So how do you play housing in California? Much the same way Cramer approached retail there: look for companies with at least 25% exposure to the state. That qualifies KB Home , with 38% of its end-of-2009 backlog in California, Lennar with 25% and Standard Pacific with 56%.
Standard Pacific may be the most speculative – it trades under $5 and is up 373% over the last 12 months – but it’s Cramer’s favorite of the group. The company fell as low as it did because it operates in the ground-zero states of the real estate collapse: California, Arizona and Florida. Things got so bad for SPF that it was forced to take some huge impairments on 59% of its assets and needed an equity infusion from private-equity firm Maitlin Patterson to stay afloat.

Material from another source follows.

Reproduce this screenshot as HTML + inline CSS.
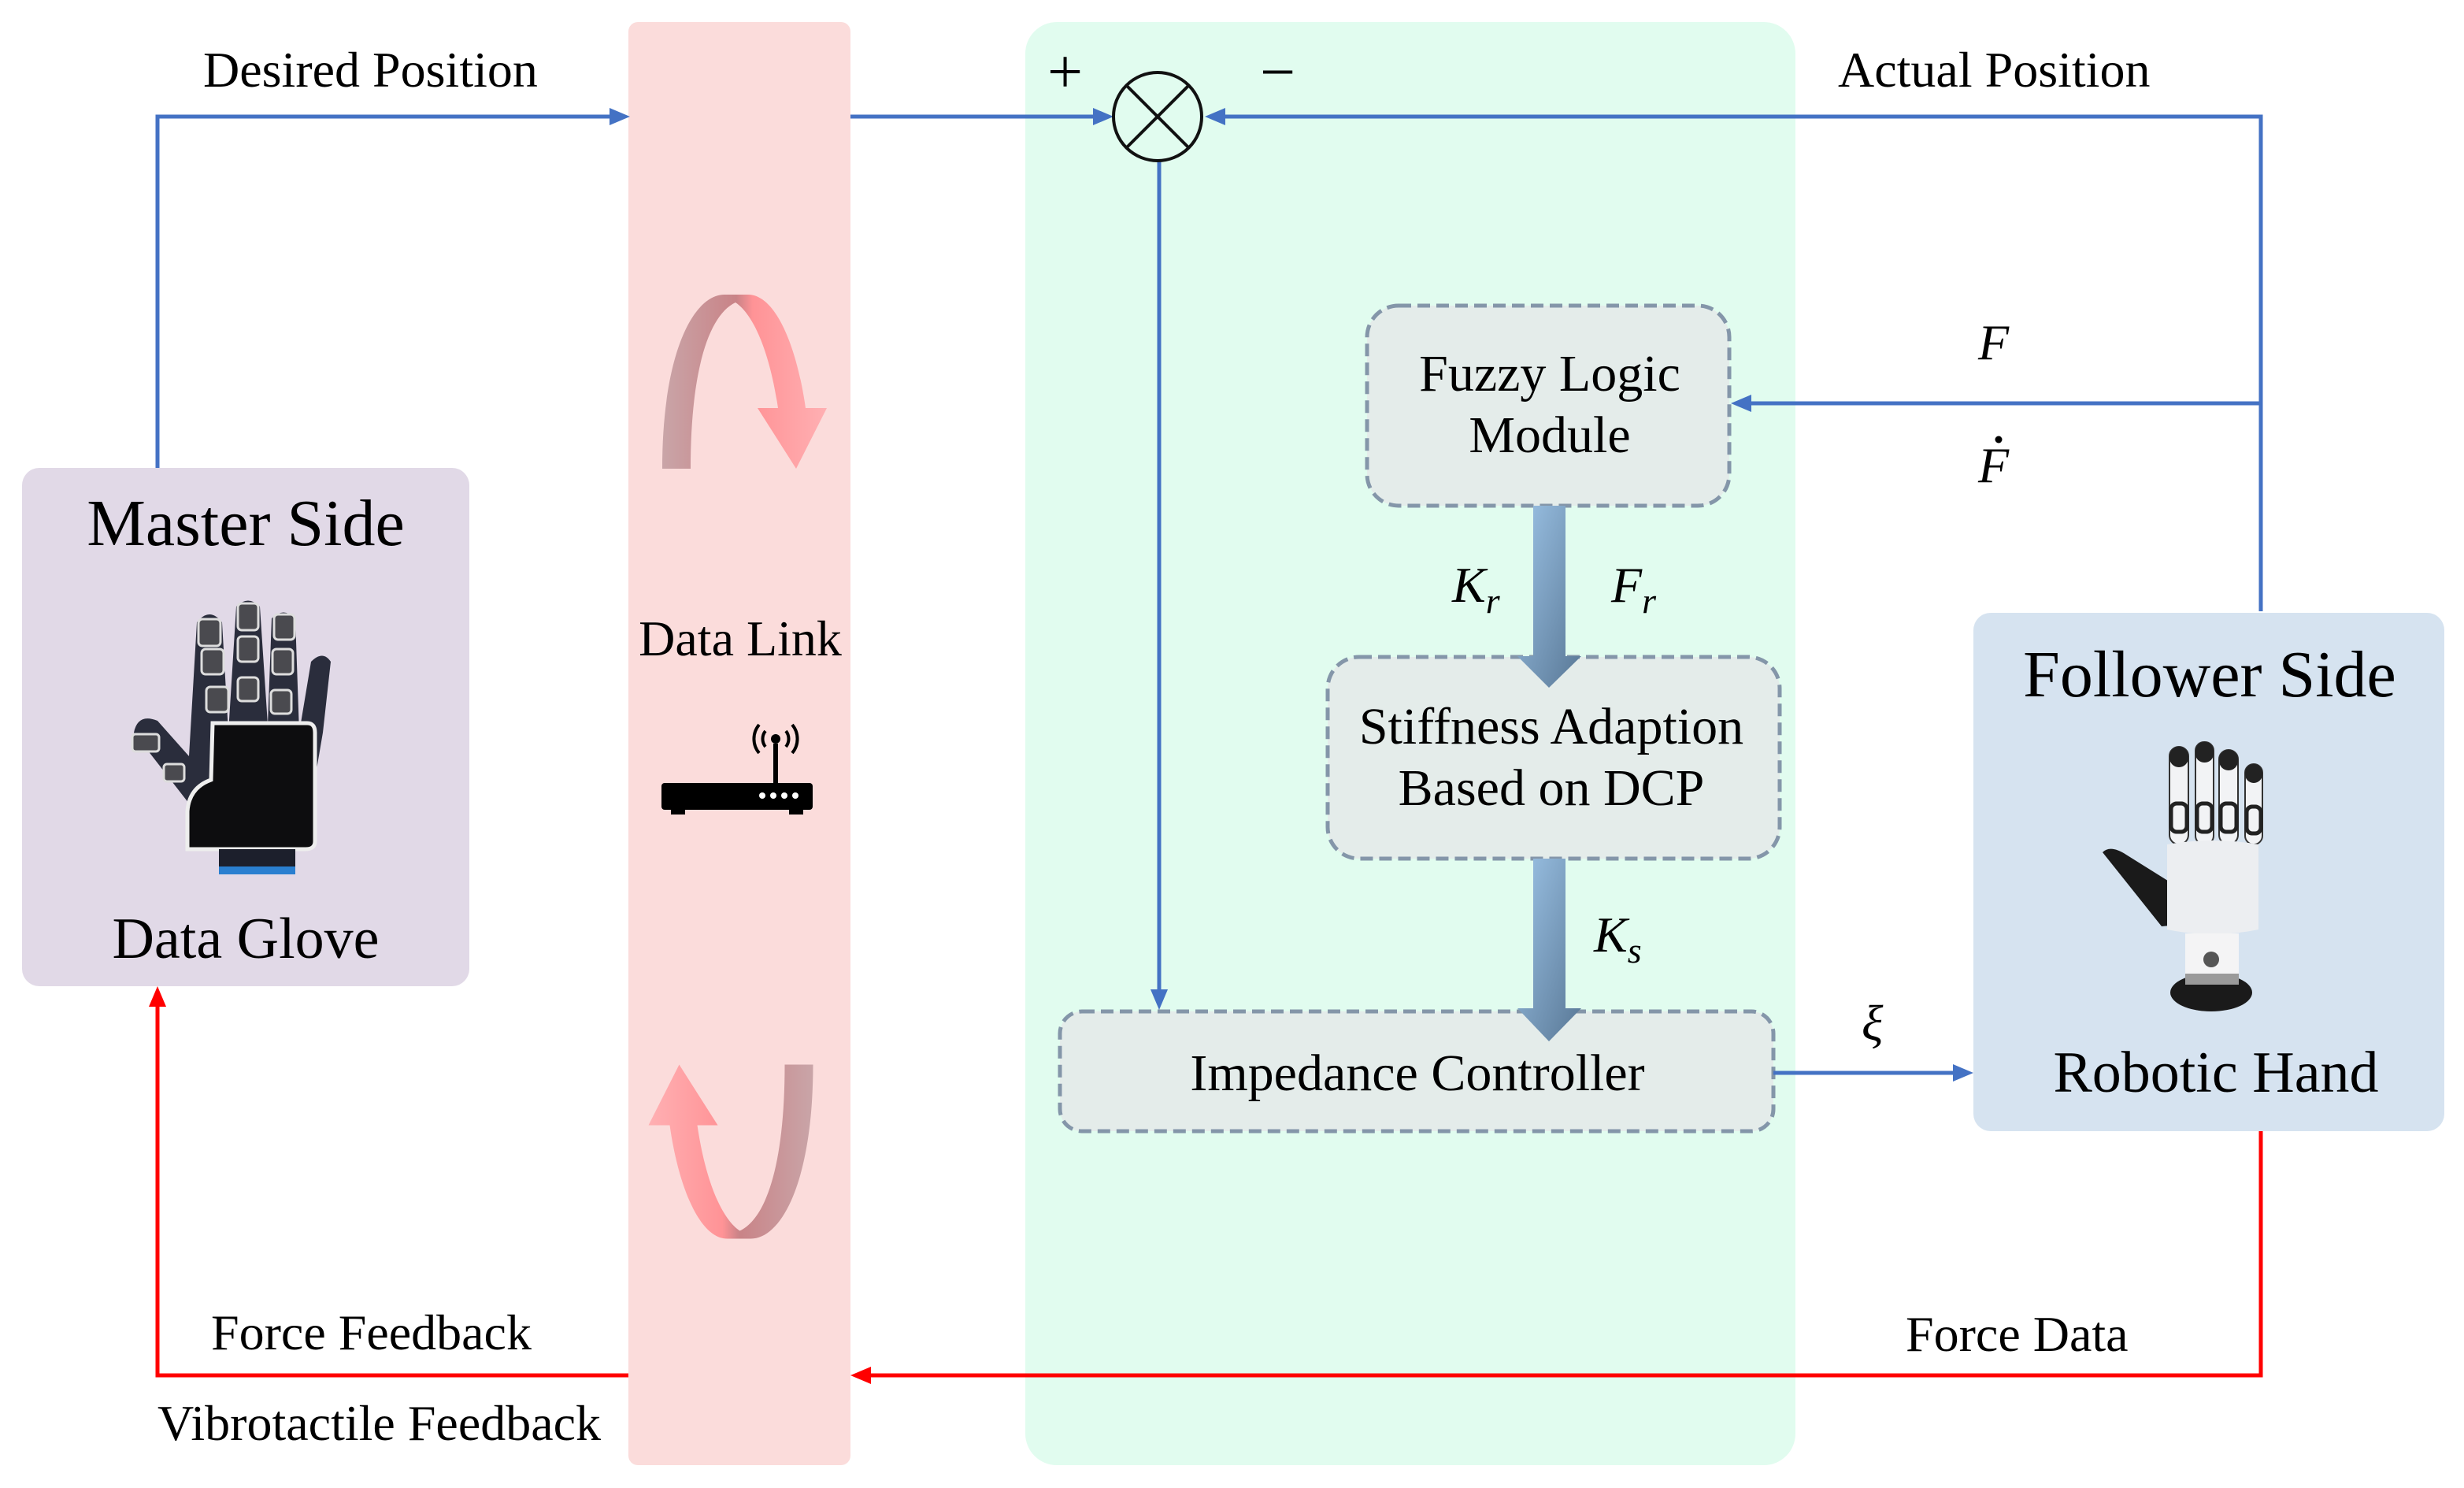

But things have changed for Standard Pacific, Cramer said. Its gross margins are back up to 20%, compared with 13% in 2008. The prices of its homes have increased an average of 5% in California. January sales were up 10% year-over-year. And the company is now expanding beyond its core areas, buying up huge tracts of land on the cheap.
Despite all this, analysts remain bearish, with two of the seven covering SPF rating it a “buy,” compared to three “holds” and two “sells.” But that just means the stock can shoot higher, Cramer said, as these bears convert to bulls. He recommended getting in ahead of that.
“The rebound in this state is for real,” Cramer said of California, “and I think you should play it with a turnaround homebuilder like Standard Pacific.”